Yo ya había comprendido que las dos correcciones del cartón de Fonseca, afirmativa una y negativa la otra, no eran contradictorias, sino complementarias: en la primera había relacionado la obra con las posibilidades que Fonseca tenía entonces como pintor; en la segunda había levantado hasta el nivel de la pintura en sí, para confrontarla con ella. Nos mostró varias obras constructivas más y algunos retratos de hombres célebres o de Héroes, como él también los llamaba: Velázquez, El Greco, Leonardo, Beethoven, Cristóbal Colón, Bartolomé de las Casas, Unamuno, etc. Recuerdo que frente al retrato de Beethoven dije que me parecía un boxeador o un luchador que acababa de componer la Sinfonía Pastoral.
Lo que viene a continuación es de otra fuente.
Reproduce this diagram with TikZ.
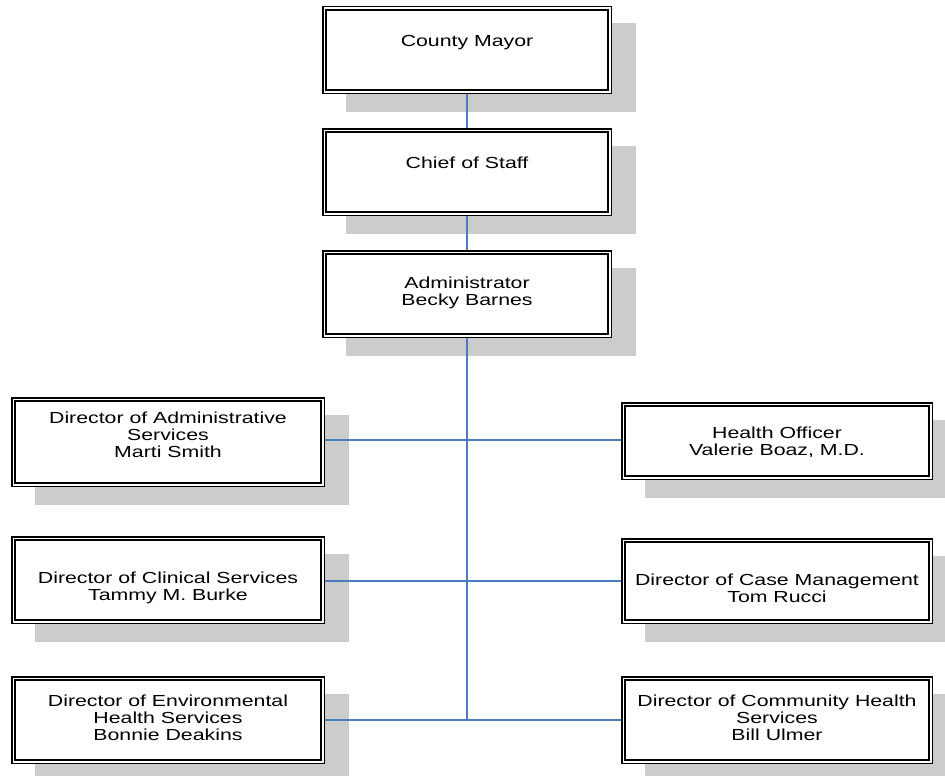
\documentclass[tikz,border=0pt]{standalone}
\usepackage{fontspec}
\setmainfont[FakeStretch=1.33]{Liberation Sans}
\usetikzlibrary{calc}
\definecolor{shadowgray}{RGB}{204,204,204}
\definecolor{linkblue}{RGB}{74,126,187}
\pgfdeclarelayer{shadowlayer}
\pgfdeclarelayer{linklayer}
\pgfsetlayers{shadowlayer,linklayer,main}
\tikzset{
  orgbox/.style={draw=black, line width=1.5pt, double=white, double distance=1.7pt, fill=white, inner sep=0pt, outer sep=0pt},
  orgtext/.style={inner sep=0pt, align=center, font=\fontsize{16}{17}\selectfont},
  link/.style={draw=linkblue, line width=1.4pt},
}
\newcommand\obx[5]{%
  \begin{pgfonlayer}{shadowlayer}
    \fill[shadowgray] (#2+23.5,#3+17.5) rectangle (#4+23.5,#5+17.5);
  \end{pgfonlayer}
  \node[orgbox, minimum width={(#4-#2-4.7)*1pt}, minimum height={(#5-#3-4.7)*1pt}] (#1) at ({(#2+#4)/2},{(#3+#5)/2}) {};
}
\begin{document}
\begin{tikzpicture}[x=1pt,y=-1pt]
\useasboundingbox (0,0) rectangle (945,776);
\obx{mayor}{322}{6}{612}{94}
\obx{chief}{322}{128}{612}{216}
\obx{admin}{322}{250}{612}{338}
\obx{ads}{11}{397}{325}{487}
\obx{ho}{621}{402}{933}{480}
\obx{cs}{11}{536}{325}{624}
\obx{cm}{621}{538}{933}{624}
\obx{env}{11}{676}{325}{764}
\obx{com}{621}{676}{933}{764}

\node[orgtext] (t-mayor) at (467,43) {County Mayor};
\node[orgtext] (t-chief) at (467,163) {Chief of Staff};
\node[orgtext] (t-admin) at (467,293) {Administrator\\Becky Barnes};
\node[orgtext] (t-ads) at (168,435) {Director of Administrative\\Services\\Marti Smith};
\node[orgtext] (t-ho) at (777,442) {Health Officer\\Valerie Boaz, M.D.};
\node[orgtext] (t-cs) at (168,588) {Director of Clinical Services\\Tammy M. Burke};
\node[orgtext] (t-cm) at (777,588) {Director of Case Management\\Tom Rucci};
\node[orgtext] (t-env) at (168,718) {Director of Environmental\\Health Services\\Bonnie Deakins};
\node[orgtext] (t-com) at (777,718) {Director of Community Health\\Services\\Bill Ulmer};

\coordinate (r1) at (466.5,440);
\coordinate (r2) at (466.5,581);
\coordinate (r3) at (466.5,720);
\begin{pgfonlayer}{linklayer}
  \draw[link] (mayor.south) -- (chief.north);
  \draw[link] (chief.south) -- (admin.north);
  \draw[link] (admin.south) -- (admin.south |- r3);
  \draw[link] (ads.east |- r1) -- (ho.west |- r1);
  \draw[link] (cs.east |- r2) -- (cm.west |- r2);
  \draw[link] (env.east |- r3) -- (com.west |- r3);
\end{pgfonlayer}
\end{tikzpicture}
\end{document}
Se mostró muy contento con mi observación -aunque es probable que lo del boxeador no fuera de su agrado- y me dijo que efectivamente, cuando lo estaba pintando pensaba, sobre todo, en la sexta sinfonía. Cuando nos pusimos de pie para marcharnos, me habló con mucha amabilidad y me pidió que continuara escribiendo, que no tuviera temor en mostrarle lo que hiciera, porque, aunque él sólo era un pintor y no un literato, había leído mucho, tenía amistad con grandes escritores y porque, en resumidas cuentas, todas las artes coincidían en una esencia común. Al despedirnos me dijo: Hay que ser humilde y fuerte. Vuelva cuando quiera.
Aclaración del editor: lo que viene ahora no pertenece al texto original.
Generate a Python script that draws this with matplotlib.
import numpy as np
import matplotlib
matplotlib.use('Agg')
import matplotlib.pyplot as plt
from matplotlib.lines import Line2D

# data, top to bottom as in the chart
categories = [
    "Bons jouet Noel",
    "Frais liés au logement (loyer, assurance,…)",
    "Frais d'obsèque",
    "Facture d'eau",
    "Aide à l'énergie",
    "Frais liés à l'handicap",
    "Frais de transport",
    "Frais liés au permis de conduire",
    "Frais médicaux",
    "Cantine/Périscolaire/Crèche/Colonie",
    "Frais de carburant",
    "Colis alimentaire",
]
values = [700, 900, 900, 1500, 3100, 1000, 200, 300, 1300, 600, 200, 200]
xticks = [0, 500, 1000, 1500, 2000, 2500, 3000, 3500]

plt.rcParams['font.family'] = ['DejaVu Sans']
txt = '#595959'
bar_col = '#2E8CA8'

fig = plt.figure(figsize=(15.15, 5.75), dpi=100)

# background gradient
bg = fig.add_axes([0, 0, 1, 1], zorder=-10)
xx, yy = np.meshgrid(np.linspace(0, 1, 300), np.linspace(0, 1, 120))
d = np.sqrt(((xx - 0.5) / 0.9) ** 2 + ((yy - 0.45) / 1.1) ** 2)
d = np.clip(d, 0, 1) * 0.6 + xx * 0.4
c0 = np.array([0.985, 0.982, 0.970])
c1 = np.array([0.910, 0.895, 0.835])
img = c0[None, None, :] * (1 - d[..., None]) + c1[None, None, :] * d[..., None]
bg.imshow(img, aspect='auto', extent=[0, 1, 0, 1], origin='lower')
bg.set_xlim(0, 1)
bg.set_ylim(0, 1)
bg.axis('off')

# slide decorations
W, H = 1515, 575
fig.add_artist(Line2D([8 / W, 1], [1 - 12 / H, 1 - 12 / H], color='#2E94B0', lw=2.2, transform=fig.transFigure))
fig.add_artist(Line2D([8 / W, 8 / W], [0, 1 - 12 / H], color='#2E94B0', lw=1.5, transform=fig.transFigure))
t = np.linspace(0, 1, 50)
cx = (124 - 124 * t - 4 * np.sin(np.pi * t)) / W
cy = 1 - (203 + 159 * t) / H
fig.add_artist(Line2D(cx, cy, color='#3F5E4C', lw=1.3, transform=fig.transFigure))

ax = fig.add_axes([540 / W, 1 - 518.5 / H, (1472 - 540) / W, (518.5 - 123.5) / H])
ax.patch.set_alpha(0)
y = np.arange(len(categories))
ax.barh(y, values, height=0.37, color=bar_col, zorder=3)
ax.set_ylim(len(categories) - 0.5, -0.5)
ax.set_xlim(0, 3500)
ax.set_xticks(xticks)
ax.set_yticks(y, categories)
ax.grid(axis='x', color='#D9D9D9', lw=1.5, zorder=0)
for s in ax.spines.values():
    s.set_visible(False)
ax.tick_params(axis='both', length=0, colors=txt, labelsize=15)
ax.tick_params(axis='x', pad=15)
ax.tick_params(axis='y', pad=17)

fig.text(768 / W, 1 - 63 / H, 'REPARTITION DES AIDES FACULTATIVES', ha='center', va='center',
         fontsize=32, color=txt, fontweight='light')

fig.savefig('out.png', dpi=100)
Mientras caminábamos bajo las estrellas, en dirección al Prado, donde ambos vivíamos, Fonseca comentó que Torres García se había formado una buena impresión de mi persona. Le dije que creía lo contrario, porque había provocado su enojo con mi torpeza y porque él nada sabía de mí ni de lo que hacía. Mi amigo sentenció enigmáticamente: El viejo siempre sabe. Y terminamos nuestro camino en silencio.